Como uma espécie de complemento ao vosso trabalho em Neurosis desponta o projecto Tribes Of Neurot. Como nasceu?

Tribes Of Neurot nasceu como uma espécie de resposta à revelação que tivemos de que a nossa música lidava com conceitos espirituais complexos que eram maiores do que nós, necessitando de mais do que uma banda Rock para se manifestarem. Ficámos com a ideia de que nos deveríamos expandir e usar várias formas de Arte; de início optámos por explorar mais o Som e as representações visuais mais abstractas. Este projecto é uma boa forma de explorarmos o Som na sua forma mais pura, desprovida de todos os componentes de uma banda de Rock e, para isso, trabalhamos com diversos artistas que possam trazer novas perspectivas. E o objectivo é mesmo estender isso a todas as formas de expressão possíveis.

No DVD “A Sun That Never Sets” fizeram uma experiência gravando várias vezes a mesma gravação. Explica-nos um pouco melhor isso.

No final dos anos 80, alguém me mostrou um disco de Alvin Lucier em que ele faz essa mesma experiência, em 1970. Já era um grande entusiasta pela música experimental na altura mas nunca tinha ouvido nada que fosse tão acusticamente puro: trata-se de uma sala com pessoas a conversar, e o som vai sendo gravado. Posteriormente, essa gravação é reproduzida na mesma sala e novamente gravada. Este processo é repetido por várias gerações de fitas, reduzindo lentamente o som original às suas frequências mais primárias. Pensámos que, conceptualmente, essa seria uma experiência interessante a fazer com um álbum inteiro, pois tem tantas frequências diferentes, tanta dedicação e intensidade postas nele que questionámo-nos se conseguiria preservar a espiritualidade que tem se se reduzisse apenas à sua ressonância. O resultado é como olhar para uma célula de uma folha e verificar que é praticamente idêntica à própria folha.
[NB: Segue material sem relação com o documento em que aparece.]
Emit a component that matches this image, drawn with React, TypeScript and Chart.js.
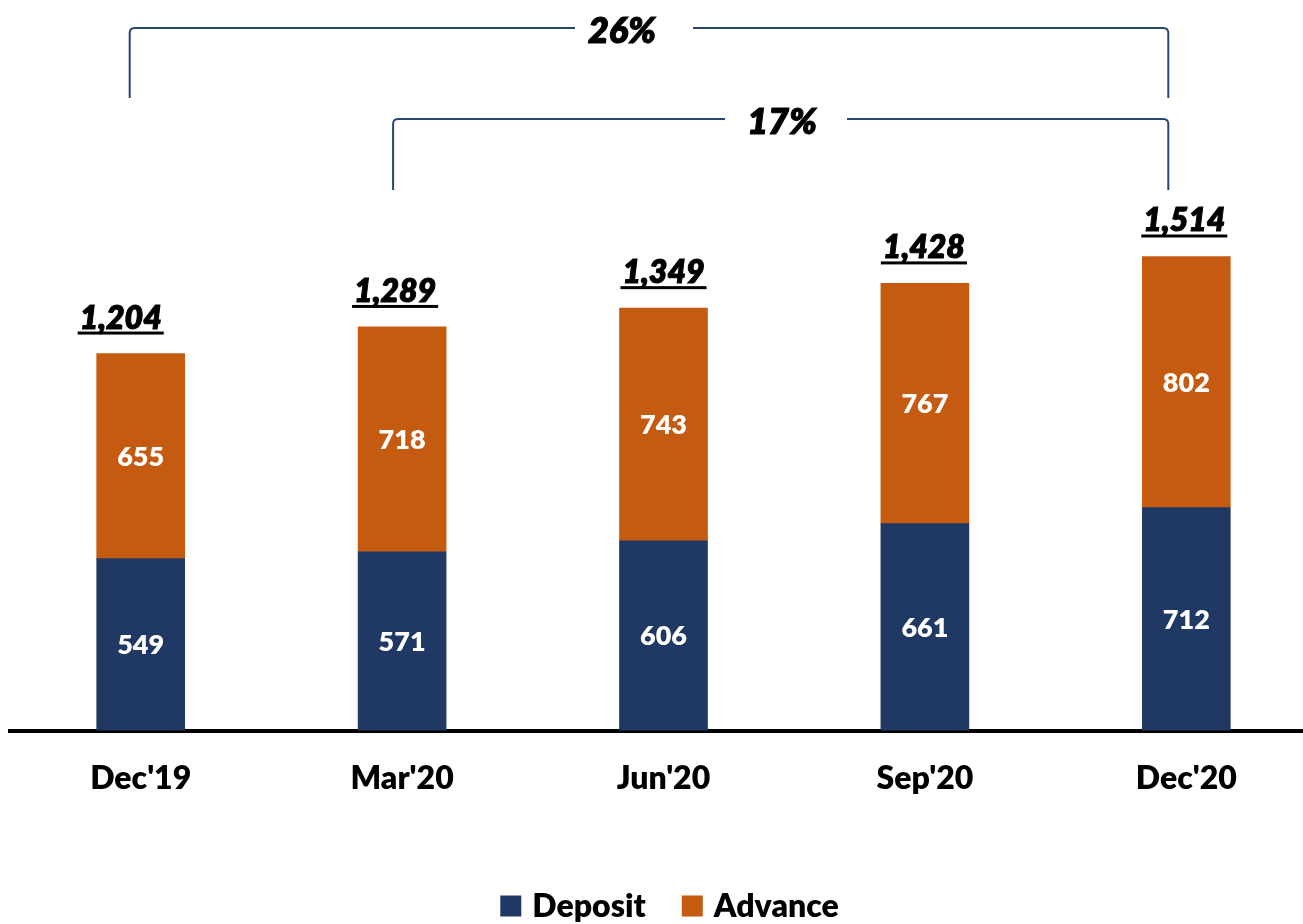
import React, { useEffect, useRef } from 'react';
import { Chart, registerables } from 'chart.js';

Chart.register(...registerables);

// ---- data ----
const categories = ["Dec'19", "Mar'20", "Jun'20", "Sep'20", "Dec'20"];
const deposit = [549, 571, 606, 661, 712];
const advance = [655, 718, 743, 767, 802];
const totals = [1204, 1289, 1349, 1428, 1514];
const growthLabels = ['26%', '17%'];
const growthFrom = [0, 1];
const growthTo = [4, 4];
const seriesNames = ['Deposit', 'Advance'];

// ---- style ----
const NAVY = '#203864';
const ORANGE = '#C55A11';
const BRACKET = '#2A4572';
const FONT = 'Lato, "Open Sans", "Noto Sans", sans-serif';
const W = 800;
const totalDx = [-20, -7, 0, -1, -2];
const bracketTopY = [28, 119];
const bracketBottomY = [98, 190];
const bracketLeftDx = [-11, -9];
const bracketRightDx = [-18, -18];
const bracketTextX = [622, 782];
const bracketGap = [[575, 693], [725, 847]];

const overlayPlugin = {
  id: 'overlay',
  afterDatasetsDraw(chart: any) {
    const ctx = chart.ctx as CanvasRenderingContext2D;
    const xs = chart.scales.x;
    const ys = chart.scales.y;
    ctx.save();
    // segment values
    ctx.fillStyle = '#ffffff';
    ctx.font = `${W} 27px ${FONT}`;
    ctx.textAlign = 'center';
    ctx.textBaseline = 'middle';
    chart.data.datasets.forEach((ds: any, di: number) => {
      const meta = chart.getDatasetMeta(di);
      meta.data.forEach((bar: any, i: number) => {
        const cy = (bar.y + bar.base) / 2;
        ctx.fillText(String(ds.data[i]), bar.x, cy + 1);
      });
    });
    // totals
    ctx.fillStyle = '#000';
    ctx.strokeStyle = '#000';
    ctx.lineWidth = 1;
    ctx.font = `italic ${W} 32px ${FONT}`;
    ctx.textBaseline = 'alphabetic';
    totals.forEach((t, i) => {
      const x = xs.getPixelForValue(i) + totalDx[i];
      const top = ys.getPixelForValue(t);
      const txt = t.toLocaleString('en-US');
      ctx.fillText(txt, x, top - 25);
      ctx.strokeText(txt, x, top - 25);
      const w = ctx.measureText(txt).width;
      ctx.fillRect(x - w / 2 - 2, top - 22, w + 4, 3);
    });
    // brackets
    const r = 5;
    growthLabels.forEach((lab, k) => {
      const L = xs.getPixelForValue(growthFrom[k]) + bracketLeftDx[k];
      const R = xs.getPixelForValue(growthTo[k]) + bracketRightDx[k];
      const T = bracketTopY[k];
      const B = bracketBottomY[k];
      ctx.strokeStyle = BRACKET;
      ctx.lineWidth = 2;
      ctx.beginPath();
      ctx.moveTo(L, B);
      ctx.lineTo(L, T + r);
      ctx.quadraticCurveTo(L, T, L + r, T);
      ctx.lineTo(bracketGap[k][0], T);
      ctx.moveTo(bracketGap[k][1], T);
      ctx.lineTo(R - r, T);
      ctx.quadraticCurveTo(R, T, R, T + r);
      ctx.lineTo(R, B);
      ctx.stroke();
      ctx.fillStyle = '#000';
      ctx.strokeStyle = '#000';
      ctx.lineWidth = 1;
      ctx.font = `italic ${W} 36px ${FONT}`;
      ctx.textAlign = 'center';
      ctx.textBaseline = 'middle';
      ctx.fillText(lab, bracketTextX[k], T + 3);
      ctx.strokeText(lab, bracketTextX[k], T + 3);
    });
    // legend
    ctx.font = `${W} 32px ${FONT}`;
    ctx.textAlign = 'left';
    ctx.textBaseline = 'middle';
    const colors = [NAVY, ORANGE];
    const box = 21, gap = 11, itemGap = 36;
    const widths = seriesNames.map((n) => ctx.measureText(n).width);
    const total = widths.reduce((a, w) => a + box + gap + w, 0) + itemGap;
    let x = 669.5 - total / 2;
    const cy = 906;
    seriesNames.forEach((n, i) => {
      ctx.fillStyle = colors[i];
      ctx.fillRect(x, cy - box / 2, box, box);
      ctx.fillStyle = '#000';
      ctx.fillText(n, x + box + gap, cy + 1);
      x += box + gap + widths[i] + itemGap;
    });
    ctx.restore();
  },
};

export default function App() {
  const ref = useRef<HTMLCanvasElement>(null);
  useEffect(() => {
    if (!ref.current) return;
    const chart = new Chart(ref.current, {
      type: 'bar',
      data: {
        labels: categories,
        datasets: [
          { label: seriesNames[0], data: deposit, backgroundColor: NAVY, barThickness: 88 },
          { label: seriesNames[1], data: advance, backgroundColor: ORANGE, barThickness: 88 },
        ],
      },
      options: {
        responsive: false,
        animation: false,
        layout: { padding: { left: 10, right: 0, top: 0, bottom: 97 } },
        plugins: { legend: { display: false }, tooltip: { enabled: false } },
        scales: {
          x: {
            stacked: true,
            offset: true,
            grid: { display: false, drawTicks: false },
            border: { display: true, color: '#000', width: 4 },
            ticks: { color: '#000', padding: 29, font: { family: FONT, size: 32, weight: W }, maxRotation: 0, autoSkip: false },
          },
          y: {
            stacked: true,
            display: false,
            min: 0,
            max: 2333,
          },
        },
      },
      plugins: [overlayPlugin],
    } as any);
    return () => chart.destroy();
  }, []);
  return (
    <div style={{ position: 'absolute', left: 0, top: 0, width: 1303, height: 924, overflow: 'hidden', background: '#fff' }}>
      <canvas ref={ref} width={1317} height={924} style={{ display: 'block' }} />
    </div>
  );
}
Há pouco falaste nos conceitos espirituais com que a vossa música lida. Poderias aprofundar um pouco mais?

Não é fácil expressar isso por palavras. Se eu tivesse o dom da palavra, seria escritor e não músico. É difícil falar nisso, mas... trata-se de explorar o facto de sermos conscientes, de sermos o único animal com capacidade – dom ou maldição – de reflexão e contemplação do Universo; de como é ser uma pessoa com emoções, pensamentos e sentimentos; de qual é o nosso espaço na Humanidade, na nossa própria evolução – onde estivemos, para onde vamos e como é que estas questões se relacionam com as nossas dúvidas interiores e inquietações. Lida também com a vida e a morte – a nossa própria mortalidade e a ideia de alma; com todo o alcance da emoção humana – da alegria à depressão. Não ter medo de enfrentar os nossos demónios e, similarmente, não ter medo de auferir o belo. É tudo isso e muito mais, misturado numa grande trip psicadélica. [risos] É uma vida inteira de meditação interior através do Som.

Sei que és professor. Em que medida é que a tua profissão te serve como uma inspiração para criar?

Tudo aquilo com que nos deparamos inspira a nossa música pois esta é sobre a vida, a todos os níveis. A música ensinou-me muito sobre a forma de estar com as pessoas e de respeitar as suas diferenças, sobre a complexidade da mente humana e da maneira que pessoas com diferentes experiências de vida lidam com as coisas. Viajar e ver tantos sítios diferentes também me trouxe muito conhecimento e só consegui isso através da música. O contacto que tenho com jovens, enquanto professor, também me ensina muita coisa. Em primeiro lugar e, sobretudo, ensina-me a ser paciente. É um desafio constante para mim manter-me concentrado. Ensina-me também a ser mais afectuoso e a manter a capacidade de ser maravilhado pelas coisas simples da vida. Muitos adultos já não conseguem sentir-se impressionados pelo mundo.

No final do ano passado Neurosis editaram um disco em colaboração com Jarboe, a carismática ex-vocalista dos Swans. Steve falou-nos do processo criativo desse trabalho.

Nós alterámos todo o nosso processo criativo, pois não queríamos compor um disco de Neurosis para ela depois pôr, simplesmente, a sua voz por cima. Improvisámos sobre diferentes sons e ritmos, fazendo um corte e costura de diferentes sequências e colocando algumas partes de guitarra e sintetizadores em algumas passagens. Decidimos orientar-nos mais em termos de ritmos e loops do que propriamente em guitarras. Enviámos os resultados para a Jarboe, que contribuiu com as suas vocalizações, enviando-nos depois ela o seu material. Ficámos tão impressionados com o que ela fez que optámos por trabalhar um pouco mais nas músicas, desta vez encontrando um rumo na voz e improvisando sobre ela, conforme tínhamos feito antes com o ritmo. Surgiram-nos algumas ideias novas que depois adicionámos à música. Ficámos muito satisfeitos com o resultado final.